**Set problem**
Skip the pictures, please, and write out exactly the lines from the opening of the data through the line containing "return [x, ys[i]];".

**Data**
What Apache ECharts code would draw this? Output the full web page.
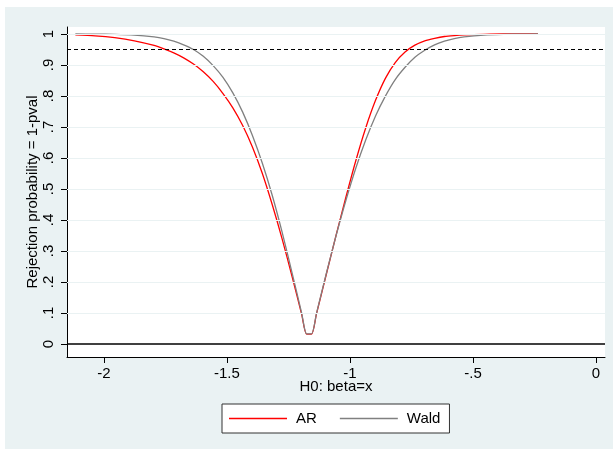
<!DOCTYPE html>
<html>
<head>
<meta charset="utf-8">
<script src="https://cdn.jsdelivr.net/npm/echarts@6/dist/echarts.min.js"></script>
<style>html,body{margin:0;padding:0;background:#fff}#c{width:613px;height:449px}</style>
</head>
<body>
<div id="c"></div>
<script>
var xValues = [-2.116,-2.036,-1.956,-1.876,-1.796,-1.756,-1.716,-1.676,-1.636,-1.596,-1.556,-1.516,-1.476,-1.436,-1.396,-1.356,-1.316,-1.276,-1.236,-1.196,-1.176,-1.156,-1.136,-1.096,-1.056,-1.016,-0.976,-0.936,-0.896,-0.856,-0.816,-0.776,-0.736,-0.696,-0.656,-0.616,-0.576,-0.536,-0.456,-0.376,-0.296,-0.236];
var arValues = [0.997,0.994,0.988,0.978,0.963,0.952,0.939,0.923,0.903,0.878,0.847,0.808,0.762,0.705,0.635,0.550,0.450,0.340,0.220,0.095,0.032,0.032,0.097,0.225,0.352,0.475,0.592,0.697,0.786,0.857,0.908,0.942,0.964,0.978,0.986,0.992,0.995,0.997,0.999,1.0,1.0,1.0];
var waldValues = [1.0,0.9997,0.9989,0.9966,0.9907,0.9853,0.9768,0.9651,0.950,0.928,0.898,0.860,0.810,0.748,0.672,0.583,0.480,0.362,0.232,0.099,0.033,0.033,0.0987,0.2274,0.3509,0.4647,0.5676,0.6579,0.7356,0.7995,0.8529,0.8926,0.9249,0.9476,0.9651,0.9768,0.9853,0.9907,0.9966,0.9989,0.9997,1.0];
var yTicks = [0,0.1,0.2,0.3,0.4,0.5,0.6,0.7,0.8,0.9,1];
var xTicks = [-2,-1.5,-1,-0.5,0];
var refLine = 0.95;

function stataFmt(v){
  var s = String(Math.round(v*100)/100);
  return s.replace(/^0\./,'.').replace(/^-0\./,'-.');
}
function zip(xs, ys){ return xs.map(function(x,i){ return [x, ys[i]]; }); }

var chart = echarts.init(document.getElementById('c'), null, {renderer:'canvas'});
var font = 'Liberation Sans, Arial, Helvetica, sans-serif';
chart.setOption({
  backgroundColor: '#ffffff',
  animation: false,
  graphic: [{
    type: 'rect', z: -100, silent: true,
    shape: {x: 5, y: 7, width: 608, height: 442},
    style: {fill: '#eaf2f3'}
  }],
  grid: {left: 67, right: 8, top: 27, bottom: 92, show: true, backgroundColor: '#ffffff', borderWidth: 0},
  xAxis: {
    type: 'value', min: -2.15, max: 0.0366,
    name: 'H0: beta=x', nameLocation: 'middle', nameGap: 22, nameMoveOverlap: false,
    nameTextStyle: {fontFamily: font, fontSize: 15, color: '#000'},
    axisLine: {show: true, onZero: false, lineStyle: {color: '#000', width: 1}},
    axisTick: {show: true, length: 6, customValues: xTicks, lineStyle: {color: '#000'}},
    axisLabel: {customValues: xTicks, formatter: stataFmt, margin: 9, fontFamily: font, fontSize: 15, color: '#000'},
    splitLine: {show: false}
  },
  yAxis: {
    type: 'value', min: -0.0419, max: 1.0226,
    name: 'Rejection probability = 1-pval', nameLocation: 'middle', nameGap: 27, nameMoveOverlap: false,
    nameTextStyle: {fontFamily: font, fontSize: 15, color: '#000'},
    axisLine: {show: true, onZero: false, lineStyle: {color: '#000', width: 1}},
    axisTick: {show: true, length: 6, customValues: yTicks, lineStyle: {color: '#000'}},
    axisLabel: {customValues: yTicks, formatter: stataFmt, rotate: 90, margin: 11, fontFamily: font, fontSize: 15, color: '#000'},
    splitLine: {show: false}
  },
  legend: {
    left: 222, top: 404,
    data: ['AR', 'Wald'],
    icon: 'rect',
    itemWidth: 58, itemHeight: 1.5, itemGap: 23,
    padding: [7, 9, 7, 7],
    backgroundColor: '#ffffff', borderColor: '#333', borderWidth: 1,
    textStyle: {fontFamily: font, fontSize: 15, color: '#000', padding: [0,0,0,4]}
  },
  series: [
    {
      name: 'grid', type: 'line', data: [], silent: true,
      markLine: {
        silent: true, symbol: 'none', label: {show: false}, animation: false,
        data: yTicks.filter(function(v){return v !== 0;}).map(function(v){ return {yAxis: v, lineStyle: {color: '#eaf2f3', width: 1, type: 'solid'}}; })
          .concat([{yAxis: 0, lineStyle: {color: '#000', width: 1.6, type: 'solid'}},
                   {yAxis: refLine, lineStyle: {color: '#000', width: 1.2, type: [4, 3]}}])
      }
    },
    {
      name: 'AR', type: 'line', data: zip(xValues, arValues),
      showSymbol: false, symbol: 'none', smooth: 0.25,
      lineStyle: {color: '#ff0000', width: 1.3}, itemStyle: {color: '#ff0000'}
    },
    {
      name: 'Wald', type: 'line', data: zip(xValues, waldValues),
      showSymbol: false, symbol: 'none', smooth: 0.25,
      lineStyle: {color: '#808080', width: 1.3}, itemStyle: {color: '#808080'}
    }
  ]
});
</script>
</body>
</html>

**Answer below**
What Apache ECharts code would draw this? Output the full web page.
<!DOCTYPE html>
<html>
<head>
<meta charset="utf-8">
<script src="https://cdn.jsdelivr.net/npm/echarts@6/dist/echarts.min.js"></script>
<style>html,body{margin:0;padding:0;background:#fff}#c{width:613px;height:449px}</style>
</head>
<body>
<div id="c"></div>
<script>
var xValues = [-2.116,-2.036,-1.956,-1.876,-1.796,-1.756,-1.716,-1.676,-1.636,-1.596,-1.556,-1.516,-1.476,-1.436,-1.396,-1.356,-1.316,-1.276,-1.236,-1.196,-1.176,-1.156,-1.136,-1.096,-1.056,-1.016,-0.976,-0.936,-0.896,-0.856,-0.816,-0.776,-0.736,-0.696,-0.656,-0.616,-0.576,-0.536,-0.456,-0.376,-0.296,-0.236];
var arValues = [0.997,0.994,0.988,0.978,0.963,0.952,0.939,0.923,0.903,0.878,0.847,0.808,0.762,0.705,0.635,0.550,0.450,0.340,0.220,0.095,0.032,0.032,0.097,0.225,0.352,0.475,0.592,0.697,0.786,0.857,0.908,0.942,0.964,0.978,0.986,0.992,0.995,0.997,0.999,1.0,1.0,1.0];
var waldValues = [1.0,0.9997,0.9989,0.9966,0.9907,0.9853,0.9768,0.9651,0.950,0.928,0.898,0.860,0.810,0.748,0.672,0.583,0.480,0.362,0.232,0.099,0.033,0.033,0.0987,0.2274,0.3509,0.4647,0.5676,0.6579,0.7356,0.7995,0.8529,0.8926,0.9249,0.9476,0.9651,0.9768,0.9853,0.9907,0.9966,0.9989,0.9997,1.0];
var yTicks = [0,0.1,0.2,0.3,0.4,0.5,0.6,0.7,0.8,0.9,1];
var xTicks = [-2,-1.5,-1,-0.5,0];
var refLine = 0.95;

function stataFmt(v){
  var s = String(Math.round(v*100)/100);
  return s.replace(/^0\./,'.').replace(/^-0\./,'-.');
}
function zip(xs, ys){ return xs.map(function(x,i){ return [x, ys[i]]; }); }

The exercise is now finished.